DIRECTIVE:
Find every line in the records below that holds the word "this", and copy it out.

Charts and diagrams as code
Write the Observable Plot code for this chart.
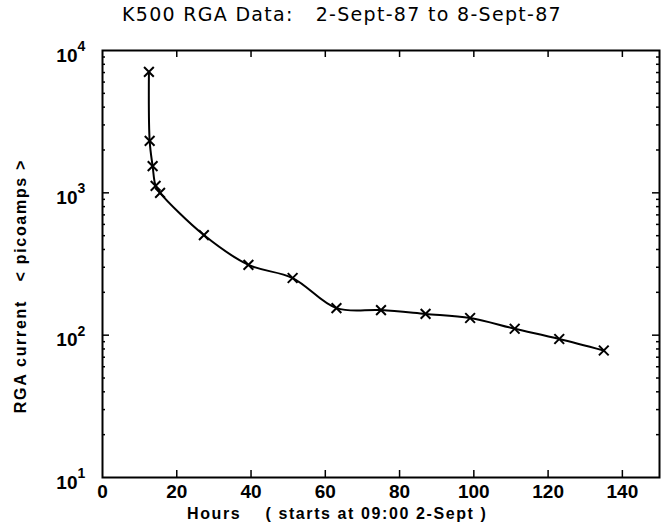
<!DOCTYPE html>
<html>
<head>
<meta charset="utf-8">
<script src="https://cdn.jsdelivr.net/npm/d3@7"></script>
<script src="https://cdn.jsdelivr.net/npm/@observablehq/plot@0.6"></script>
<style>
  html, body { margin: 0; padding: 0; background: #fff; }
  #wrap { position: relative; width: 662px; height: 525px; overflow: hidden; }
  #title { height: 30px; box-sizing: border-box; padding-left: 122px; padding-top: 3px;
           font-family: "DejaVu Sans", sans-serif; font-size: 19px; letter-spacing: 1.3px; white-space: pre; color: #000; }
  #xlabel { height: 21px; box-sizing: border-box; padding-left: 187px; padding-top: 1px;
            font-family: "Liberation Sans", "DejaVu Sans", sans-serif; font-weight: bold; font-size: 16px; letter-spacing: 1.6px; white-space: pre; color: #000; }
  svg { display: block; }
</style>
</head>
<body>
<div id="wrap">
  <div id="title">K500 RGA Data:   2-Sept-87 to 8-Sept-87</div>
  <div id="chart"></div>
  <div id="xlabel">Hours    ( starts at 09:00 2-Sept )</div>
</div>
<script>
// Data
const hours   = [12.5, 12.7, 13.5, 14.3, 15.5, 27.3, 39.3, 51.2, 63, 75, 87, 99, 111, 123, 135];
const current = [7080, 2320, 1540, 1120, 1000, 505, 312, 252, 155, 150, 141, 132, 111, 94, 78];

const xTicks = [0, 20, 40, 60, 80, 100, 120, 140];
const xInnerTicks = [20, 40, 60, 80, 100, 120, 140];
const yTicks = [10, 100, 1000, 10000];
const yExponents = ["1", "2", "3", "4"];
const yMajorInner = [100, 1000];
const yMinorInner = [20, 30, 40, 50, 60, 70, 80, 90, 200, 300, 400, 500, 600, 700, 800, 900, 2000, 3000, 4000, 5000, 6000, 7000, 8000, 9000];
const yLabel = "RGA current   < picoamps >";

const data = hours.map((h, i) => ({hours: h, current: current[i]}));

const W = 662, H = 474;
const mL = 102, mR = 3, mT = 20, mB = 27;
const fw = W - mL - mR, fh = H - mT - mB;
const majLen = 7, minLen = 3;
const tickFont = "Liberation Sans, DejaVu Sans, sans-serif";

const chart = Plot.plot({
  width: W, height: H,
  marginLeft: mL, marginRight: mR, marginTop: mT, marginBottom: mB,
  style: {background: "#fff", color: "#000"},
  x: {domain: [0, 150], axis: null},
  y: {type: "log", domain: [10, 10000], axis: null},
  marks: [
    // inward ticks: bottom & top
    Plot.tickX(xInnerTicks, {x: d => d, insetTop: fh - majLen, stroke: "#000", strokeWidth: 1.5}),
    Plot.tickX(xInnerTicks, {x: d => d, insetBottom: fh - majLen, stroke: "#000", strokeWidth: 1.5}),
    // inward ticks: left & right
    Plot.tickY(yMajorInner, {y: d => d, insetRight: fw - majLen, stroke: "#000", strokeWidth: 1.5}),
    Plot.tickY(yMinorInner, {y: d => d, insetRight: fw - minLen, stroke: "#000", strokeWidth: 1.5}),
    Plot.tickY(yMajorInner, {y: d => d, insetLeft: fw - majLen, stroke: "#000", strokeWidth: 1.5}),
    Plot.tickY(yMinorInner, {y: d => d, insetLeft: fw - minLen, stroke: "#000", strokeWidth: 1.5}),
    Plot.frame({stroke: "#000", strokeWidth: 2}),
    // x tick labels
    Plot.axisX(xTicks, {anchor: "bottom", tickSize: 0, tickPadding: 7, fontSize: 19, fontWeight: "bold", fontFamily: tickFont, label: null}),
    // y tick labels: 10 with superscript exponent
    Plot.text(yTicks, {y: d => d, frameAnchor: "left", text: () => "10", textAnchor: "end", dx: -25, dy: 5, fontSize: 19, fontWeight: "bold", fontFamily: tickFont}),
    Plot.text(yTicks, {y: d => d, frameAnchor: "left", text: (d, i) => yExponents[i], textAnchor: "start", dx: -25, dy: -4, fontSize: 14, fontWeight: "bold", fontFamily: tickFont}),
    // y axis label
    Plot.text([yLabel], {frameAnchor: "left", textAnchor: "middle", dx: -82, dy: 22, rotate: -90, fontSize: 16, fontWeight: "bold", fontFamily: tickFont, text: d => d}),
    // data
    Plot.line(data, {x: "hours", y: "current", curve: "catmull-rom", stroke: "#000", strokeWidth: 2}),
    Plot.dot(data, {x: "hours", y: "current", symbol: "times", r: 4.5, stroke: "#000", strokeWidth: 2})
  ]
});
chart.querySelectorAll("text").forEach(t => t.style.whiteSpace = "pre");
const lab = [...chart.querySelectorAll("text")].find(t => t.textContent === yLabel);
if (lab) lab.style.letterSpacing = "1.7px";
document.getElementById("chart").append(chart);
</script>
</body>
</html>
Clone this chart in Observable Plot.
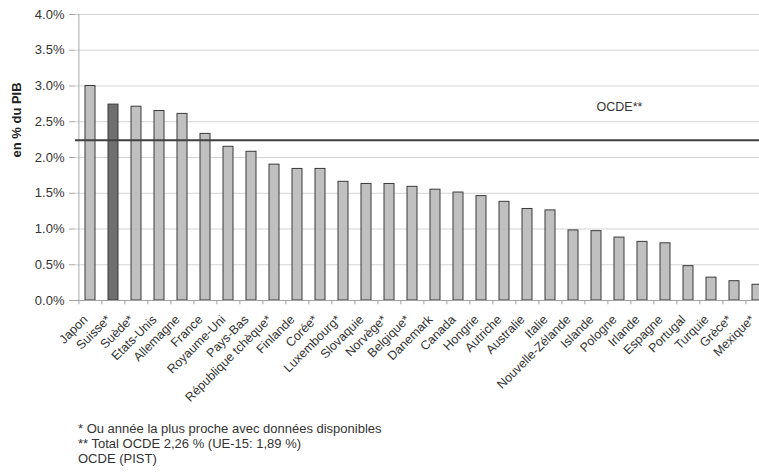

OUTPUT:
Write the Observable Plot code for this chart.
Clone this chart in Observable Plot.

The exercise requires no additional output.